Quick Question on Two Tailed Tests

Heres the question:

Use the following values from Student’s t-distribution to establish a 95% confidence interval for the population mean given a sample size of 10, a sample mean of 6.25, and a sample standard deviation of 12. Assume that the population from which the sample is drawn is normally distributed and the population variance is not known.

The answer involves finding the correct t stat using the table. I am curious what in the question tells us we need to use a p-value of .025 instead of .05.

Is it because the data is normally distributed?

This is not a “test” question (i.e., you’re not testing an hypothesis); it’s a confidence interval question.

Confidence intervals (as far as CFA Institute is concerned) are always centered about the mean.

So, for CFA purposes, in using the t stat table (degrees of freedom on the left and p-value at the top), we should look up the t-stat under p=.025 for any confidence interval question. Is that right?

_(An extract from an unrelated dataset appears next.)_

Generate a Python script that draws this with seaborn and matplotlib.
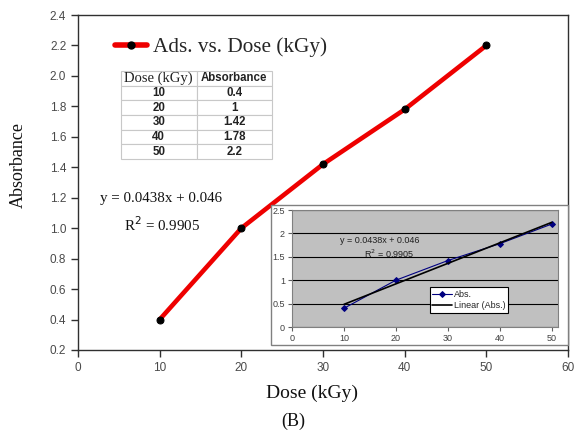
import numpy as np
import pandas as pd
import matplotlib
matplotlib.use("Agg")
import matplotlib.pyplot as plt
import seaborn as sns
from matplotlib.patches import Rectangle
from matplotlib.lines import Line2D

dose = [10, 20, 30, 40, 50]
absorbance = [0.4, 1.0, 1.42, 1.78, 2.2]
table_dose = ["10", "20", "30", "40", "50"]
table_abs = ["0.4", "1", "1.42", "1.78", "2.2"]
x_ticks = [0, 10, 20, 30, 40, 50, 60]
y_ticks = [0.2, 0.4, 0.6, 0.8, 1.0, 1.2, 1.4, 1.6, 1.8, 2.0, 2.2, 2.4]
inset_x_ticks = [0, 10, 20, 30, 40, 50]
inset_y_ticks = [0, 0.5, 1, 1.5, 2, 2.5]

df = pd.DataFrame({"Dose": dose, "Abs": absorbance})
slope, intercept = np.polyfit(dose, absorbance, 1)
pred = np.polyval([slope, intercept], dose)
r2 = 1 - np.sum((np.array(absorbance) - pred) ** 2) / np.sum((np.array(absorbance) - np.mean(absorbance)) ** 2)
df["Fit"] = pred

sns.set_theme(style="white")
plt.rcParams["font.family"] = ["Liberation Sans", "DejaVu Sans"]

SERIF = "Liberation Serif"
W, H = 574, 436
fig = plt.figure(figsize=(W / 100, H / 100), dpi=100)

def fx(px):
    return px / W

def fy(py):
    return 1 - py / H

# main axes: px left 78, right 568, top 15, bottom 350
ax = fig.add_axes([fx(78), fy(350), fx(568) - fx(78), fy(15) - fy(350)])
sns.lineplot(data=df, x="Dose", y="Abs", ax=ax, color="#ee0000", linewidth=3.3,
             marker="o", markersize=5, markerfacecolor="black", markeredgecolor="black",
             solid_joinstyle="round", solid_capstyle="round", legend=False)
ax.set_xlim(0, 60)
ax.set_ylim(0.2, 2.4)
ax.set_xticks(x_ticks)
ax.set_yticks(y_ticks)
ax.set_yticklabels([f"{v:.1f}" for v in y_ticks])
ax.tick_params(axis="both", direction="out", length=5, width=1, colors="#303030",
               labelsize=8.5, labelcolor="#4a4a4a", bottom=True, left=True)
for s in ax.spines.values():
    s.set_color("#303030")
    s.set_linewidth(1.0)
ax.set_xlabel("Dose (kGy)", fontfamily=SERIF, fontsize=14, color="#111111")
ax.xaxis.set_label_coords((312 - 78) / 490, -(385 - 350) / 335)
ax.set_ylabel("Absorbance", fontfamily=SERIF, fontsize=13, color="#111111")
ax.yaxis.set_label_coords(-(78 - 27) / 490, (350 - 165) / 335)

handle = Line2D([0], [0], color="#ee0000", linewidth=4, marker="o", markersize=5,
                markerfacecolor="black", markeredgecolor="black")
ax.legend([handle], ["Ads. vs. Dose (kGy)"], loc="center left",
          bbox_to_anchor=((115 - 78) / 490, (350 - 47) / 335),
          frameon=False, handlelength=1.5, handletextpad=0.3, borderpad=0, borderaxespad=0,
          prop={"family": SERIF, "size": 15.3})

# data table
rows = [[d, a] for d, a in zip(table_dose, table_abs)]
tbl = ax.table(cellText=rows, colLabels=["Dose (kGy)", "Absorbance"], cellLoc="center",
               bbox=[(121 - 78) / 490, (350 - 159) / 335, 151 / 490, 88 / 335])
tbl.auto_set_font_size(False)
for (r, c), cell in tbl.get_celld().items():
    cell.set_edgecolor("#c8c8c8")
    cell.set_linewidth(0.8)
    cell.set_text_props(fontsize=8.3, fontweight="bold", color="#222222")
    if r == 0 and c == 0:
        cell.set_text_props(fontfamily=SERIF, fontweight="normal", fontsize=10.5)

ax.text((100 - 78) / 490, (350 - 198) / 335, f"y = {slope:.4f}x + {intercept:.3f}",
        transform=ax.transAxes, fontfamily=SERIF, fontsize=10.8, color="#111111",
        ha="left", va="center")
ax.text((124 - 78) / 490, (350 - 225) / 335, f"R$^2$ = {r2:.4f}",
        transform=ax.transAxes, fontfamily=SERIF, fontsize=10.8, color="#111111",
        ha="left", va="center")

# inset frame
fig.patches.append(Rectangle((fx(271), fy(345)), fx(568) - fx(271), fy(205) - fy(345),
                             transform=fig.transFigure, facecolor="white",
                             edgecolor="#808080", linewidth=1.0, zorder=5))

# inset axes: px left 292, right 558, top 210, bottom 327
ax2 = fig.add_axes([fx(292), fy(327), fx(558) - fx(292), fy(210) - fy(327)], zorder=6)
ax2.set_facecolor("#c0c0c0")
sns.lineplot(data=df, x="Dose", y="Abs", ax=ax2, color="#000080", linewidth=0.8,
             marker="D", markersize=3, markeredgecolor="#000080", label="Abs.")
sns.lineplot(data=df, x="Dose", y="Fit", ax=ax2, color="black", linewidth=1.2,
             label="Linear (Abs.)")
ax2.set_xlim(0, 51.2)
ax2.set_ylim(0, 2.5)
ax2.set_xticks(inset_x_ticks)
ax2.set_yticks(inset_y_ticks)
ax2.set_yticklabels(["0", "0.5", "1", "1.5", "2", "2.5"])
ax2.set_xlabel("")
ax2.set_ylabel("")
ax2.grid(axis="y", color="black", linewidth=0.8)
ax2.set_axisbelow(True)
ax2.tick_params(axis="both", direction="out", length=3, width=0.8, colors="#606060",
                labelsize=6.5, labelcolor="#404040", bottom=True, left=True, pad=2)
for s in ax2.spines.values():
    s.set_color("#808080")
    s.set_linewidth(0.8)
leg = ax2.legend(loc="lower right", bbox_to_anchor=(0.83, 0.08), fontsize=6.5,
                 frameon=True, fancybox=False, edgecolor="black", framealpha=1,
                 handlelength=2.2, borderpad=0.3, labelspacing=0.3, handletextpad=0.2)
leg.get_frame().set_linewidth(0.8)
ax2.text(0.18, 0.74, f"y = {slope:.4f}x + {intercept:.3f}", transform=ax2.transAxes,
         fontsize=6.5, color="#202020", ha="left", va="center")
ax2.text(0.27, 0.625, f"R$^2$ = {r2:.4f}", transform=ax2.transAxes,
         fontsize=6.5, color="#202020", ha="left", va="center")

fig.text(fx(293), fy(421), "(B)", fontfamily=SERIF, fontsize=13, color="#111111",
         ha="center", va="center")

fig.savefig("out.png", dpi=100, facecolor="white")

Or more accurately alpha/2

When they said 95% confidence interval, it means that there’s a probability of 5% that the population mean is outside your confidence interval.

“Outside” can be above or below your confidence interval. Therefore, you need to account for the top and bottom values.

That’s why it’s 5%/2, and not 5%. So you’ll have 2.5% on either side, which add up to 5% overall.

If they said 95%, you’d use p = 5%/2 = 0.05/2 = 0.025.

If they said 99%, you’d use p= 1%/2 = 0.01/2 = 0.005.